▶ **REQUEST**
Transcribe the material exactly. Images do not belong in the copy.

****************************************

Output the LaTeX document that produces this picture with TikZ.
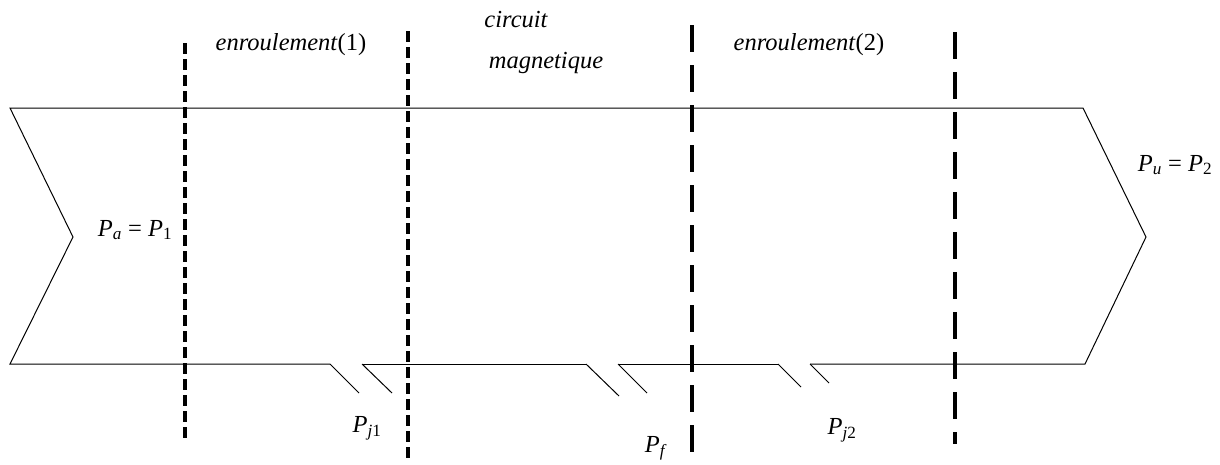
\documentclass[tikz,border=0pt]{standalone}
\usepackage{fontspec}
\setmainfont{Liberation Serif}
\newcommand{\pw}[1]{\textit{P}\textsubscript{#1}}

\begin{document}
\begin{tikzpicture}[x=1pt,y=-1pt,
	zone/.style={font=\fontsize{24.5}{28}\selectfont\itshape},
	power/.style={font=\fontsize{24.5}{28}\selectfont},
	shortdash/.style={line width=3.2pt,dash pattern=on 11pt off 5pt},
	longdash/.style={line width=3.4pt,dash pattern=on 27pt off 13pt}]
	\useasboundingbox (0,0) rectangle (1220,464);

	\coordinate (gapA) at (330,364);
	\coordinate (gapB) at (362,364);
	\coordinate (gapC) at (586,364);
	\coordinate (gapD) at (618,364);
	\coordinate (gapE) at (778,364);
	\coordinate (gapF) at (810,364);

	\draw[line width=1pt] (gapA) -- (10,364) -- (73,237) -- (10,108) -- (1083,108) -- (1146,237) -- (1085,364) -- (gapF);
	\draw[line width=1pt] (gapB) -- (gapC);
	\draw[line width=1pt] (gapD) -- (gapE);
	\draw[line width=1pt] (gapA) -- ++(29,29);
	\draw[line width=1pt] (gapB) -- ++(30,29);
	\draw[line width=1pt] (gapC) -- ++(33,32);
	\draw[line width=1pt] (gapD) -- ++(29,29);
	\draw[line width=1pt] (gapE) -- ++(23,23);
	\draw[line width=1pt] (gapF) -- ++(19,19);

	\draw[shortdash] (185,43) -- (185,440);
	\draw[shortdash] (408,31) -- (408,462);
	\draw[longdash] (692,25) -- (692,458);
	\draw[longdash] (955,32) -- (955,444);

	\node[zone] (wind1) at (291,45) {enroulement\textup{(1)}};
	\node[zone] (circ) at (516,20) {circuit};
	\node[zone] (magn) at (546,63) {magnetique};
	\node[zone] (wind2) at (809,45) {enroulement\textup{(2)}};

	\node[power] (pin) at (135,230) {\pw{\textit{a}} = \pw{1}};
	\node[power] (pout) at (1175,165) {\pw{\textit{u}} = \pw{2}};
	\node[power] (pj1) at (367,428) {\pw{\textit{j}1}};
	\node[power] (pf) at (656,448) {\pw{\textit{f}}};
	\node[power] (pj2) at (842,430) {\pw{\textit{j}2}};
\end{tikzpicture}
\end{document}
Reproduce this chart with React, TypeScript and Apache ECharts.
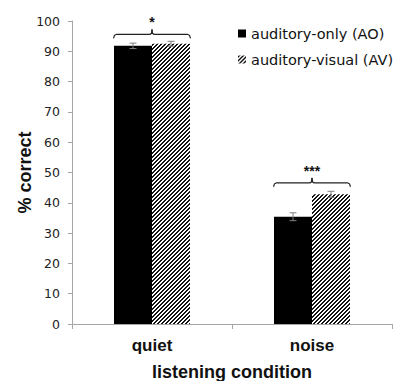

****************************************

▶ **RESULT OF THIS EXERCISE**
Output the LaTeX document that produces this picture with TikZ.
\documentclass[tikz,border=0pt]{standalone}
\usepackage{fontspec}
\setmainfont{Liberation Serif}
\newcommand{\pw}[1]{\textit{P}\textsubscript{#1}}

\begin{document}
\begin{tikzpicture}[x=1pt,y=-1pt,
	zone/.style={font=\fontsize{24.5}{28}\selectfont\itshape},
	power/.style={font=\fontsize{24.5}{28}\selectfont},
	shortdash/.style={line width=3.2pt,dash pattern=on 11pt off 5pt},
	longdash/.style={line width=3.4pt,dash pattern=on 27pt off 13pt}]
	\useasboundingbox (0,0) rectangle (1220,464);

	\coordinate (gapA) at (330,364);
	\coordinate (gapB) at (362,364);
	\coordinate (gapC) at (586,364);
	\coordinate (gapD) at (618,364);
	\coordinate (gapE) at (778,364);
	\coordinate (gapF) at (810,364);

	\draw[line width=1pt] (gapA) -- (10,364) -- (73,237) -- (10,108) -- (1083,108) -- (1146,237) -- (1085,364) -- (gapF);
	\draw[line width=1pt] (gapB) -- (gapC);
	\draw[line width=1pt] (gapD) -- (gapE);
	\draw[line width=1pt] (gapA) -- ++(29,29);
	\draw[line width=1pt] (gapB) -- ++(30,29);
	\draw[line width=1pt] (gapC) -- ++(33,32);
	\draw[line width=1pt] (gapD) -- ++(29,29);
	\draw[line width=1pt] (gapE) -- ++(23,23);
	\draw[line width=1pt] (gapF) -- ++(19,19);

	\draw[shortdash] (185,43) -- (185,440);
	\draw[shortdash] (408,31) -- (408,462);
	\draw[longdash] (692,25) -- (692,458);
	\draw[longdash] (955,32) -- (955,444);

	\node[zone] (wind1) at (291,45) {enroulement\textup{(1)}};
	\node[zone] (circ) at (516,20) {circuit};
	\node[zone] (magn) at (546,63) {magnetique};
	\node[zone] (wind2) at (809,45) {enroulement\textup{(2)}};

	\node[power] (pin) at (135,230) {\pw{\textit{a}} = \pw{1}};
	\node[power] (pout) at (1175,165) {\pw{\textit{u}} = \pw{2}};
	\node[power] (pj1) at (367,428) {\pw{\textit{j}1}};
	\node[power] (pf) at (656,448) {\pw{\textit{f}}};
	\node[power] (pj2) at (842,430) {\pw{\textit{j}2}};
\end{tikzpicture}
\end{document}
Reproduce this chart with React, TypeScript and Apache ECharts.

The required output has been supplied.